◆ **Work instructions**: Quote from the first line below through the line that contains "(s4) at (772,351.7)", both included, and leave the pictures out.

Start

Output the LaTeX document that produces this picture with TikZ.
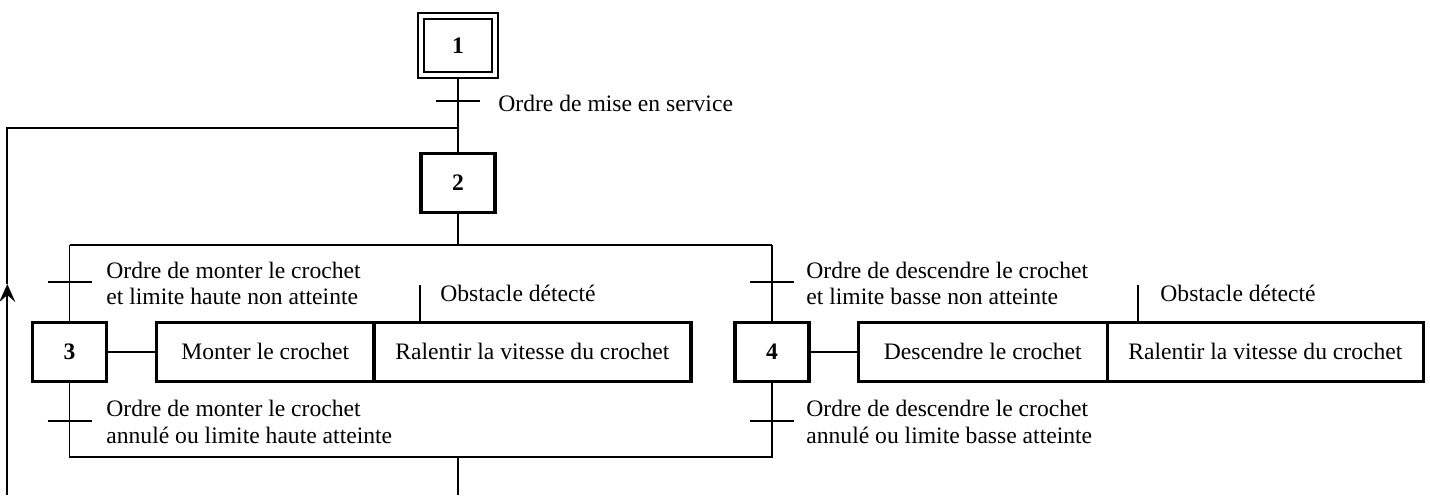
\documentclass[tikz,border=0pt]{standalone}
\usepackage{fontspec}
\setmainfont{Liberation Serif}
\usetikzlibrary{arrows.meta}
\tikzset{
  stepbox/.style={draw, line width=1.7pt, minimum width=37pt, minimum height=29.5pt,
    inner sep=0pt, outer sep=0pt, font=\fontsize{11.8}{13.3}\selectfont\bfseries},
  initbox/.style={stepbox, line width=1pt, double, double distance=2pt},
  actbox/.style={draw, line width=1.7pt, minimum height=29.5pt, inner sep=0pt, outer sep=0pt},
  link/.style={line width=0.85pt},
  transbar/.style={line width=1pt},
  cond/.style={anchor=base west, inner sep=0pt},
  looptip/.tip={Stealth[length=9pt, width=8pt, inset=3.5pt]},
}
\begin{document}
\begin{tikzpicture}[x=0.5pt, y=-0.5pt, font=\fontsize{11.8}{13.3}\selectfont]
\useasboundingbox (0,0) rectangle (1430,495);

% steps
\node[initbox] (s1) at (458,45.4) {1};
\node[stepbox] (s2) at (458,183) {2};
\node[stepbox] (s3) at (69.5,351.7) {3};
\node[stepbox] (s4) at (772,351.7) {4};

% actions
\node[actbox, minimum width=108.75pt, anchor=west] (a3) at (156.5,351.7) {Monter le crochet};
\node[actbox, minimum width=158.4pt, anchor=west] (a3s) at (a3.east) {Ralentir la vitesse du crochet};
\node[actbox, minimum width=124.55pt, anchor=west] (a4) at (858.2,351.7) {Descendre le crochet};
\node[actbox, minimum width=158.1pt, anchor=west] (a4s) at (a4.east) {Ralentir la vitesse du crochet};

% receptivities
\node[cond] (c1) at (498,111.7) {Ordre de mise en service};
\node[cond] (c3a) at (106,278.3) {Ordre de monter le crochet};
\node[cond] (c3b) at (106,304.9) {et limite haute non atteinte};
\node[cond] (c3c) at (106,416.7) {Ordre de monter le crochet};
\node[cond] (c3d) at (106,443.3) {annulé ou limite haute atteinte};
\node[cond] (c4a) at (806,278.3) {Ordre de descendre le crochet};
\node[cond] (c4b) at (806,304.9) {et limite basse non atteinte};
\node[cond] (c4c) at (806,416.7) {Ordre de descendre le crochet};
\node[cond] (c4d) at (806,443.3) {annulé ou limite basse atteinte};
\node[cond] (o3) at (440,301.7) {Obstacle détecté};
\node[cond] (o4) at (1160,301.7) {Obstacle détecté};

% points on the links
\coordinate (t1) at (458,100.7);
\coordinate (j1) at (458,127.7);
\coordinate (d2) at (458,245);
\coordinate (dl) at (69.5,245);
\coordinate (dr) at (772,245);
\coordinate (ul) at (69.5,456.7);
\coordinate (ur) at (772,456.7);
\coordinate (u2) at (458,456.7);
\coordinate (out) at (458,495);
\coordinate (t3a) at (69.5,282.3);
\coordinate (t3b) at (69.5,421);
\coordinate (t4a) at (772,282.3);
\coordinate (t4b) at (772,421);
\coordinate (lb) at (7.3,495);
\coordinate (la) at (7.3,284);
\coordinate (lc) at (7.3,127.7);
\coordinate (ob3) at (420,285);
\coordinate (ob4) at (1138.3,285);

% links
\draw[link] ([yshift=-2pt]s1.south) -- (s2.north);
\draw[link] (s2.south) -- (d2);
\draw[link] (dl) -- (dr);
\draw[link] (dl) -- (s3.north);
\draw[link] (dr) -- (s4.north);
\draw[link] (s3.south) -- (ul) -- (ur) -- (s4.south);
\draw[link] (u2) -- (out);
\draw[link] (s3.east) -- (a3.west);
\draw[link] (s4.east) -- (a4.west);
\draw[link] (ob3) -- (ob3 |- a3s.north);
\draw[link] (ob4) -- (ob4 |- a4s.north);

% return loop
\draw[link, -looptip] (lb) -- (la);
\draw[link] (la) -- (lc) -- (j1);

% transitions
\draw[transbar] (t1) +(-22,0) -- +(22,0);
\draw[transbar] (t3a) +(-22,0) -- +(22,0);
\draw[transbar] (t3b) +(-22,0) -- +(22,0);
\draw[transbar] (t4a) +(-22,0) -- +(22,0);
\draw[transbar] (t4b) +(-22,0) -- +(22,0);
\end{tikzpicture}
\end{document}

End

◆ **Reply**:
Output the LaTeX document that produces this picture with TikZ.
\documentclass[tikz,border=0pt]{standalone}
\usepackage{fontspec}
\setmainfont{Liberation Serif}
\usetikzlibrary{arrows.meta}
\tikzset{
  stepbox/.style={draw, line width=1.7pt, minimum width=37pt, minimum height=29.5pt,
    inner sep=0pt, outer sep=0pt, font=\fontsize{11.8}{13.3}\selectfont\bfseries},
  initbox/.style={stepbox, line width=1pt, double, double distance=2pt},
  actbox/.style={draw, line width=1.7pt, minimum height=29.5pt, inner sep=0pt, outer sep=0pt},
  link/.style={line width=0.85pt},
  transbar/.style={line width=1pt},
  cond/.style={anchor=base west, inner sep=0pt},
  looptip/.tip={Stealth[length=9pt, width=8pt, inset=3.5pt]},
}
\begin{document}
\begin{tikzpicture}[x=0.5pt, y=-0.5pt, font=\fontsize{11.8}{13.3}\selectfont]
\useasboundingbox (0,0) rectangle (1430,495);

% steps
\node[initbox] (s1) at (458,45.4) {1};
\node[stepbox] (s2) at (458,183) {2};
\node[stepbox] (s3) at (69.5,351.7) {3};
\node[stepbox] (s4) at (772,351.7) {4};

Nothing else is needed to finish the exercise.